--- Begin ---
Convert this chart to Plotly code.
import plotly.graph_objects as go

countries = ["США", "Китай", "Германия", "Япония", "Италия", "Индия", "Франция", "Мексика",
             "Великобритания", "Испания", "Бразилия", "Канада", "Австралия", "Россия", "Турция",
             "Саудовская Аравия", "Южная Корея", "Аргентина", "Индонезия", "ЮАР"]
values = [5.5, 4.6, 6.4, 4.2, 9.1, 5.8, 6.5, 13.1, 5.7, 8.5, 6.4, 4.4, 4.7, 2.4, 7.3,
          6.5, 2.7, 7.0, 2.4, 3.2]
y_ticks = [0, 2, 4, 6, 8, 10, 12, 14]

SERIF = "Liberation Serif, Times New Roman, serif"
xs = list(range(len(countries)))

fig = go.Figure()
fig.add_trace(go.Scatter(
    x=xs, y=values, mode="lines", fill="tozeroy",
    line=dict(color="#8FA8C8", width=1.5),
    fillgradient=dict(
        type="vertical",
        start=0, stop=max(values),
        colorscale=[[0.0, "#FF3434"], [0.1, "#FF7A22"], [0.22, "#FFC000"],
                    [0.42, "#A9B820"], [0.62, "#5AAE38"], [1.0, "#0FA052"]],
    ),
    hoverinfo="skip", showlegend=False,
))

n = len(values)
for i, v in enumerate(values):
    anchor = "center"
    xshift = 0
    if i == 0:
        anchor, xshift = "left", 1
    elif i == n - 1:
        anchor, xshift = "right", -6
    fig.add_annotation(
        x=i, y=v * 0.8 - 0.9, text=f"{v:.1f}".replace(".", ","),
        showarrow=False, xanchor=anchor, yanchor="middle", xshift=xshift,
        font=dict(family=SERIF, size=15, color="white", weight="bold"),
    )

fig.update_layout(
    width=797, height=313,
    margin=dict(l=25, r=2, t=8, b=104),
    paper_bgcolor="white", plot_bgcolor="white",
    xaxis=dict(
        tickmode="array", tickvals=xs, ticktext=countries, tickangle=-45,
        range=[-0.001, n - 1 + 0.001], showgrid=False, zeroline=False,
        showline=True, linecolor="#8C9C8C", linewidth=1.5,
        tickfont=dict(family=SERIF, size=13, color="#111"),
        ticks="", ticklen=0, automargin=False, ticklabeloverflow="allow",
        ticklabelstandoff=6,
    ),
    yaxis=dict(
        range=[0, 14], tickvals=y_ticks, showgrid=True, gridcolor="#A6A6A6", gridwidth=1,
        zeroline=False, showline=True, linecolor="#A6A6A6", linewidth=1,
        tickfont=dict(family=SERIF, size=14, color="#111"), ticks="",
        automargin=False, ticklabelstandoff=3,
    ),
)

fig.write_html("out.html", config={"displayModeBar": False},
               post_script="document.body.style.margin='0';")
--- End ---
--- Begin ---
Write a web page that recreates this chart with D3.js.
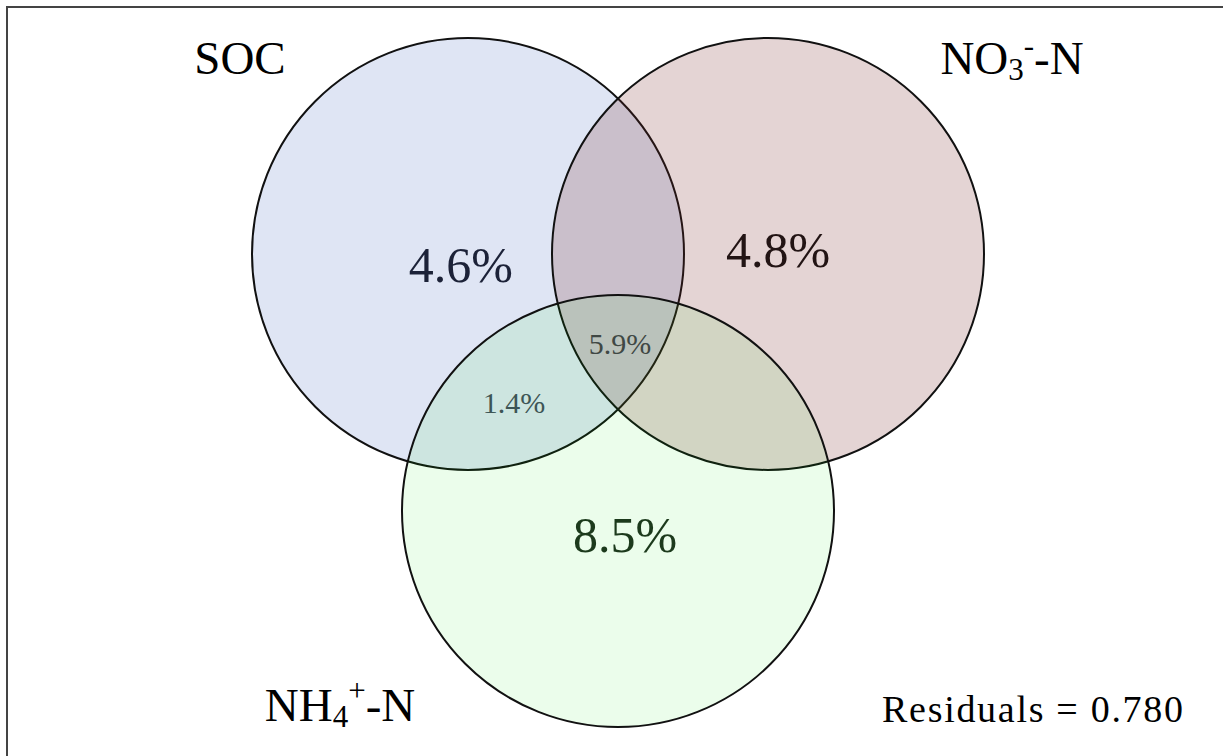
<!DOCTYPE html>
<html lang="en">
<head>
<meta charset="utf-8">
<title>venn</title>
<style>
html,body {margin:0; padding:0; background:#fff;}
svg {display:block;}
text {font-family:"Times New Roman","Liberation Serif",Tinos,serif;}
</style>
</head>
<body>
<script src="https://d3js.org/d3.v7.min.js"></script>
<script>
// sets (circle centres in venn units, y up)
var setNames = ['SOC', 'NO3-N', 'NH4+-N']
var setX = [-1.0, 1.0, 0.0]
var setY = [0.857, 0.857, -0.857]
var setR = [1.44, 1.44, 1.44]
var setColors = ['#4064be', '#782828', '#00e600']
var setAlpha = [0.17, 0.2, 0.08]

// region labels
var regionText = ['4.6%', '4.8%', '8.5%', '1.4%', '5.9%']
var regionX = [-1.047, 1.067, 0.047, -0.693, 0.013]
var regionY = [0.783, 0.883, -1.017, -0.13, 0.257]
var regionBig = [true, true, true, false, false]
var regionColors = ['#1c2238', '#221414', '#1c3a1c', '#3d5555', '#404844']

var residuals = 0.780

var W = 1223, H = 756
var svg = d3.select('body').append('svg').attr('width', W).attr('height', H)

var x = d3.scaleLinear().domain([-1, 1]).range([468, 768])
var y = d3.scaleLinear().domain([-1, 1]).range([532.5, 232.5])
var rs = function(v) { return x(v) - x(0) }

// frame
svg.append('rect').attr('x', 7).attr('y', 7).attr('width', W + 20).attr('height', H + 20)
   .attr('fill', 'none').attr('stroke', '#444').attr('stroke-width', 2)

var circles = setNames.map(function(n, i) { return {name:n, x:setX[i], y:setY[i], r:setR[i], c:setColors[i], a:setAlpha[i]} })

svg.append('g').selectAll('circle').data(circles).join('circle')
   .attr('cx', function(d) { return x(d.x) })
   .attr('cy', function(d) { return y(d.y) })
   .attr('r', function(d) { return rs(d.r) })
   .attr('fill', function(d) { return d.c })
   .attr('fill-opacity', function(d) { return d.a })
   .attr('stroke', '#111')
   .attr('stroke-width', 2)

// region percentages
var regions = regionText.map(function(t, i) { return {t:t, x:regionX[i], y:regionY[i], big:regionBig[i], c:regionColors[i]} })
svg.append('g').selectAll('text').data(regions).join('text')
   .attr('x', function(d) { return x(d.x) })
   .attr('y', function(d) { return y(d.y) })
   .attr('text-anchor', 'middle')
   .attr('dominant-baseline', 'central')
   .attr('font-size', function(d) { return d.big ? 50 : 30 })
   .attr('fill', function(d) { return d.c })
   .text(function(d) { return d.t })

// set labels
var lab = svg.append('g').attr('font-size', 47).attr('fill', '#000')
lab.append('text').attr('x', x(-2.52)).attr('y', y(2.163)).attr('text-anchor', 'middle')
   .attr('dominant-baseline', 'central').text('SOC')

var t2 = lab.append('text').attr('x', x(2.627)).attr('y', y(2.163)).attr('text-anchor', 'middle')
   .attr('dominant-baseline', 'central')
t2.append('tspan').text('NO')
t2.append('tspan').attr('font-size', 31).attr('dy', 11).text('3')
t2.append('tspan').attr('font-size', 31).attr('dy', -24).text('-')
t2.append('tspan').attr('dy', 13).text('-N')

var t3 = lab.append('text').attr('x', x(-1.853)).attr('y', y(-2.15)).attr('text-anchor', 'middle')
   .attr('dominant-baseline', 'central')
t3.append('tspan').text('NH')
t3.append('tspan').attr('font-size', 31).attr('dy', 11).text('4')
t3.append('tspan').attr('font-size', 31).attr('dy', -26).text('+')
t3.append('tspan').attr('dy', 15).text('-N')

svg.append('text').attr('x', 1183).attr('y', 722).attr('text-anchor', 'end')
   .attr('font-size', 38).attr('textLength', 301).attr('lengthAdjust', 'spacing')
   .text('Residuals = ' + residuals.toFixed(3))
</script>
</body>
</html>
--- End ---
--- Begin ---
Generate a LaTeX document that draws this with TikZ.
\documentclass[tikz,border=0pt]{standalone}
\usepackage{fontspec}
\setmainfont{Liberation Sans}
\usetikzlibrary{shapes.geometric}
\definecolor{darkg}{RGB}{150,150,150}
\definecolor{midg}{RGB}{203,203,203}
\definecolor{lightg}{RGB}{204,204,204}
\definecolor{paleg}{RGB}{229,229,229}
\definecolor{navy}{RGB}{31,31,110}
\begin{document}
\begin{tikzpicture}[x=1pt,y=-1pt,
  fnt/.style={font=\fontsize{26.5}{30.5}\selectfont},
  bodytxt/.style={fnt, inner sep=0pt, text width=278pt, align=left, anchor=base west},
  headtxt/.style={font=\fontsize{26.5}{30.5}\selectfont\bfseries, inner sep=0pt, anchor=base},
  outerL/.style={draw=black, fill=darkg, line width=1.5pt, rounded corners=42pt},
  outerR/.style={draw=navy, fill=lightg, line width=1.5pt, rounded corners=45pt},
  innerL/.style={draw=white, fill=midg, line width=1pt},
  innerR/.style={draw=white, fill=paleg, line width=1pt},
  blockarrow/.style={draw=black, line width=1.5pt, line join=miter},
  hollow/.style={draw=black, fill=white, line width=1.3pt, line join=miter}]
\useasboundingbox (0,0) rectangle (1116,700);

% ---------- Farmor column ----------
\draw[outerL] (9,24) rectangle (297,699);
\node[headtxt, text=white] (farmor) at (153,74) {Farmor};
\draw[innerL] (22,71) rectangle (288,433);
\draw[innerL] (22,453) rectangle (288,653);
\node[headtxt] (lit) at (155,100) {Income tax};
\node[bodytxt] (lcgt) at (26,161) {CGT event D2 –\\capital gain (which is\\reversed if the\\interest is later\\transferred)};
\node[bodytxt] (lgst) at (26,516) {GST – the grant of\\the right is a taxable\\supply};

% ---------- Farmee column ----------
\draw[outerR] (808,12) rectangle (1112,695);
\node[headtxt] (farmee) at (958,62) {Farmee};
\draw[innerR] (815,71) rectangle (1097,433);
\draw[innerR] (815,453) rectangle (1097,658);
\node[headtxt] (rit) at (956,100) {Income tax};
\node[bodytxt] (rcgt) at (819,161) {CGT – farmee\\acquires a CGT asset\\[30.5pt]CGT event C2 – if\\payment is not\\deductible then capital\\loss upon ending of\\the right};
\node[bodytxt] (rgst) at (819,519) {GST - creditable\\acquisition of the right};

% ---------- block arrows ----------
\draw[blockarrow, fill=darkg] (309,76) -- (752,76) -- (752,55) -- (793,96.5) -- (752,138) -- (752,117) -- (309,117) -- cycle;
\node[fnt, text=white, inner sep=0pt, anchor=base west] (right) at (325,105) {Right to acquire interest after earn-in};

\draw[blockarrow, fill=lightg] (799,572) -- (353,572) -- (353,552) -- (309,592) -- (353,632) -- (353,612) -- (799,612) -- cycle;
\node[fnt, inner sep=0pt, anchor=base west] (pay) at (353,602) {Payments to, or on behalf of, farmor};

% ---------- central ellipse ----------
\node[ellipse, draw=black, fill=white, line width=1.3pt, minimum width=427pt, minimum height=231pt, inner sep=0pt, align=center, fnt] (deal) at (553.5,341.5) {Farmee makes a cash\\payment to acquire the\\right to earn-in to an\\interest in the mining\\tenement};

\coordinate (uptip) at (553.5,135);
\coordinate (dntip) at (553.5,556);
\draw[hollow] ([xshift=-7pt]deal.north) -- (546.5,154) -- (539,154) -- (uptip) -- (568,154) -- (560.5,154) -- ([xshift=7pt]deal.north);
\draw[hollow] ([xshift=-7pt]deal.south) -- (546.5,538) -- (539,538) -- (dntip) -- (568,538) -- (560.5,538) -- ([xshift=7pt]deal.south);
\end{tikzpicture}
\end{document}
--- End ---
Task brief - Your job is to reproduce the lines from the one with "Write a web" through the one with "var setAlpha = [0.17, 0.2, 0.08]", both kept, exactly as they are. Leave out the pictures.

Result for this task -
Write a web page that recreates this chart with D3.js.
<!DOCTYPE html>
<html lang="en">
<head>
<meta charset="utf-8">
<title>venn</title>
<style>
html,body {margin:0; padding:0; background:#fff;}
svg {display:block;}
text {font-family:"Times New Roman","Liberation Serif",Tinos,serif;}
</style>
</head>
<body>
<script src="https://d3js.org/d3.v7.min.js"></script>
<script>
// sets (circle centres in venn units, y up)
var setNames = ['SOC', 'NO3-N', 'NH4+-N']
var setX = [-1.0, 1.0, 0.0]
var setY = [0.857, 0.857, -0.857]
var setR = [1.44, 1.44, 1.44]
var setColors = ['#4064be', '#782828', '#00e600']
var setAlpha = [0.17, 0.2, 0.08]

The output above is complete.